Technical observations of RossClark@shaw.ca
Over the years, breakouts of triangles and wedges in gold have provided an excellent means of measurement for interim rallies. The minimum target ($1635) is based upon the depth of the most recent correction prior to the breakout. The optimum target ($1670) is based upon the depth of the entire consolidation and the extended target ($1750) is 161.8% of the entire consolidation. Corrections on the way to $1635 should be limited to (1) the previous high close of $1563 (2) the 20-day exponential moving average (3) a 25 point decline in the RSI(9).
The twenty-seven year consolidation in gold under $730 continues to serve as one of our most important charts. Such multi-year patterns were present in the Dow (1966-82), Silver (1968-74), Gold (1974-78), Copper (1980 to 2004), Crude Oil (1980 to 2004), Wheat (1972 to 2007) and Cotton (1983 to 2010). In each case the successful breakout was followed by a rally that reached three times the height of the base. In the case of gold this offers a target of $2155. The only point of significance between here and that level is $1680 (two times the height).
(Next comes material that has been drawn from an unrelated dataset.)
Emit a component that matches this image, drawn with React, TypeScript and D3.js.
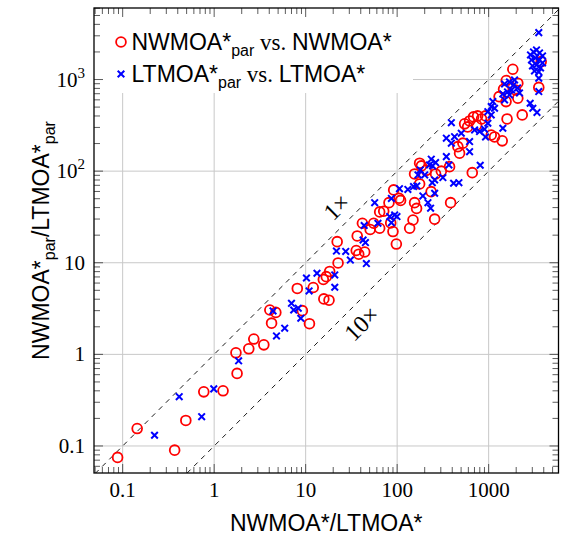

We see nothing to concern us regarding the commitment of traders or public opinion.
On a deflated basis, using the BLS CPI, the $2000 level is the next longer term area of resistance. It is the equivalent of $730 in October 1980.
When gold is measured using the pre-Clinton CPI as maintained by John Williams at Shadow Government Statistics (www.shadowstats.com) it is obvious that there is plenty of room left on the upside.